Cyclic subgroups. These are subgroups generated by just one element, $s\in A,$ i.e. one should take $S=\{s\}$ and denote $\langle S\rangle=\langle s\rangle.$
That is as simple as it gets as far as subgroups are concerned. We define the order of $s$ to the be $|\langle s\rangle|,$ the order of the cyclic subgroup it generates.
Similarly, groups generated by one element are called cyclic.
One can show the following classification of cyclic groups.

Either $\langle s\rangle\cong\mathbb{Z}$ (and so $|s|=\infty$), or $\langle s\rangle\cong\mathbb{Z}_m,$ for some $m>0$ (and so $|s|=m$).

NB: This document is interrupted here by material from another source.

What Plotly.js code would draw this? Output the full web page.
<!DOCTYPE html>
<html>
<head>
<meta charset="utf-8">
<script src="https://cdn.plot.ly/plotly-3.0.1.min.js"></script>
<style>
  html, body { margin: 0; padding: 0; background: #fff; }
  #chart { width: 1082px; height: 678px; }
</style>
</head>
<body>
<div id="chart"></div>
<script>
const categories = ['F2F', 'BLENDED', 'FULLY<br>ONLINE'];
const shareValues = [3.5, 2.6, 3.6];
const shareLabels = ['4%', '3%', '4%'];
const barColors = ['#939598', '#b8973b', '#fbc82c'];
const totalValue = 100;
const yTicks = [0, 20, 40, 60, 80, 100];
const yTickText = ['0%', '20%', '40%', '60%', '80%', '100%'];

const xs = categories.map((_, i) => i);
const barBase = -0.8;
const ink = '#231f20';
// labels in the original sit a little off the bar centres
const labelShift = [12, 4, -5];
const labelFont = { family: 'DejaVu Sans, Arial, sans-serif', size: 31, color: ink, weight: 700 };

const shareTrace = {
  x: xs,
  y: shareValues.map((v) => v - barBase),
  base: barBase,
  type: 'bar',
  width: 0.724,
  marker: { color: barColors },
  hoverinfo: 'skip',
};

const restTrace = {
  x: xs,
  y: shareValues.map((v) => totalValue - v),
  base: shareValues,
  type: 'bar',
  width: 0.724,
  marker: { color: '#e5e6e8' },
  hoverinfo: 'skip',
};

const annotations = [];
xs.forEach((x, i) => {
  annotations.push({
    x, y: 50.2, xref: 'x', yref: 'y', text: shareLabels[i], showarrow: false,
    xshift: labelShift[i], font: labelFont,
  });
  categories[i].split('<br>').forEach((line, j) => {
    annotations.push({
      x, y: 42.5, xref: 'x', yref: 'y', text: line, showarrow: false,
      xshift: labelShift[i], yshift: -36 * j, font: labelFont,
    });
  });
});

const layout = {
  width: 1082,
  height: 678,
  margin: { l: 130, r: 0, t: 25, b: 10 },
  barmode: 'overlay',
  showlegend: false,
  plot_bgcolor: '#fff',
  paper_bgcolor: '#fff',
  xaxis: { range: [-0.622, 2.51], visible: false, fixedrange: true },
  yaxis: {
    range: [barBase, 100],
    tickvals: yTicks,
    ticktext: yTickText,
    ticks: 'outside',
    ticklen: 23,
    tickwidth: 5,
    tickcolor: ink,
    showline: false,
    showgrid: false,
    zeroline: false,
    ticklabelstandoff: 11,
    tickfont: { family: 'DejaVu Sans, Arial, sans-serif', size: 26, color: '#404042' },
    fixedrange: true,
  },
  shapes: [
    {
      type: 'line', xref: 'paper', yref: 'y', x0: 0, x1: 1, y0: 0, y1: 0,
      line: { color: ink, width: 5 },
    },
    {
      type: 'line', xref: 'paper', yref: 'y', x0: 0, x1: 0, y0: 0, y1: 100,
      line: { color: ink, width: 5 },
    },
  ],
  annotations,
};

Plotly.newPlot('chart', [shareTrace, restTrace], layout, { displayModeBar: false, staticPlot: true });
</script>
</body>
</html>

We postpond a proof until we learned more about homomorphisms.

Every subgroup $H$ of a cyclic group $A=\langle s\rangle$ is cyclic.

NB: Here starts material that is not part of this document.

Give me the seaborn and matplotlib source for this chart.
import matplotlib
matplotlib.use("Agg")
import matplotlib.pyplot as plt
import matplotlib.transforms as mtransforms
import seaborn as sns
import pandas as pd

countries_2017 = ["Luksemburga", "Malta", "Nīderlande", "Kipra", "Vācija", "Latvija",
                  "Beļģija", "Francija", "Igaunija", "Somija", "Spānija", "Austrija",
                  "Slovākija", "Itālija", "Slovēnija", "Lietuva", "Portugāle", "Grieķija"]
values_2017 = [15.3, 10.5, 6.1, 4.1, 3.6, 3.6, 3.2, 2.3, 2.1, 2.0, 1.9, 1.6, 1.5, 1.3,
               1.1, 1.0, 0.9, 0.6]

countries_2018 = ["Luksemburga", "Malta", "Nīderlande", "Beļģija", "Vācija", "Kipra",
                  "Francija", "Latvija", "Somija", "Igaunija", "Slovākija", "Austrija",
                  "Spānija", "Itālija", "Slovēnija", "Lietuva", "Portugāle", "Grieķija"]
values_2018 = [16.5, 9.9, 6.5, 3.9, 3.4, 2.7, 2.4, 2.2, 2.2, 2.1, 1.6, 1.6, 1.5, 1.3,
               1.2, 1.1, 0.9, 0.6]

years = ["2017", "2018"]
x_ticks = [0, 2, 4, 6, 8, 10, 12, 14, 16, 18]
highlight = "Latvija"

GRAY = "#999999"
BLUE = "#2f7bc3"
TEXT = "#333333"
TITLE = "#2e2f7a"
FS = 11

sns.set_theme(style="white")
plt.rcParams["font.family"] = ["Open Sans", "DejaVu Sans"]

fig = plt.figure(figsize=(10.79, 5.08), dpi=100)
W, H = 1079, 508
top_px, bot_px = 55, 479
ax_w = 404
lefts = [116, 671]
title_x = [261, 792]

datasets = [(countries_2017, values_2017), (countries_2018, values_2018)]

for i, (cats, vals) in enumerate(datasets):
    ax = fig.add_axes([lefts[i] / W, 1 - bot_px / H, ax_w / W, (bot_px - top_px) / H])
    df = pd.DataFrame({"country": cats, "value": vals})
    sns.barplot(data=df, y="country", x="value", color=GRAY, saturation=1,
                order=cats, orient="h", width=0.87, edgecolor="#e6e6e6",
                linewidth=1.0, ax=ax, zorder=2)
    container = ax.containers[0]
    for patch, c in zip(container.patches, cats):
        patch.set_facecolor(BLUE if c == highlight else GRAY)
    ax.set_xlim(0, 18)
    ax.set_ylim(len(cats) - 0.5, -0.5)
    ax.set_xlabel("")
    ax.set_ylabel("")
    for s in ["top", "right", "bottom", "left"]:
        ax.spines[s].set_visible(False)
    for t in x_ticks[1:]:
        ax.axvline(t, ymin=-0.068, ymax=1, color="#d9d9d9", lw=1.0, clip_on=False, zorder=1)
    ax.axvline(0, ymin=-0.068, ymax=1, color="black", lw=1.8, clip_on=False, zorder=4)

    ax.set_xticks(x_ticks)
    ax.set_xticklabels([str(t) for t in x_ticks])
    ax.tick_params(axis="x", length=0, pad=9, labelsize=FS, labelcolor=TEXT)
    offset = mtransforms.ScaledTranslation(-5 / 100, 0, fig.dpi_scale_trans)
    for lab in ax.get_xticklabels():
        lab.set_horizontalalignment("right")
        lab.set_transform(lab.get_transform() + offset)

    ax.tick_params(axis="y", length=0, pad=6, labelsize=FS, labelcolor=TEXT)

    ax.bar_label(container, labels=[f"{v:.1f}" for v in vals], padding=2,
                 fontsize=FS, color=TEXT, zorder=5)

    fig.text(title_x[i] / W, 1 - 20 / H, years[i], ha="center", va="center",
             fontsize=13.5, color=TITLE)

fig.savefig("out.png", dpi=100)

Let $H\leq A,$ and $m$ the minimal positive integer such that $ms\in H.$ Suppose that $ks\in H.$ Without loss of generality, $k\ge 0,$ as $H$ is a subgroup and so $-ks\in H.$ By the integer division with a remainder algorithm, one has $k=nm+\ell,$ for $0\leq \ell\le m.$ On the other hand $\ell s\in H$, as $\ell s=(k-nm)s=ks-nms\in H.$ By the choice of $m,$ we have $\ell =0,$ and so $H=\langle ms\rangle.$

Generally speaking, complete classification of abelian groups is out of question, but groups that are somehow similar to finite-dimensional vector spaces, finitely generated abelian groups, can be completely classified.

An abelian group $A$ is called finitely generated if there exists $S\subset A$ such that $\langle S\rangle=A$ and $|S|<\infty.$

You might like think which of the following groups are finitely generated:

1. the direct sum of a finite number of cyclic groups
2. $(\mathbb{Q},+)$
3. $\mathbb{Z}[\frac{1}{p}],$ for a prime $p$

Finally, note that there are abelian groups that do not admit a countable generating set, leave alone finite. (Hint: to see this, prove first that a group with a countable generating set is countable.)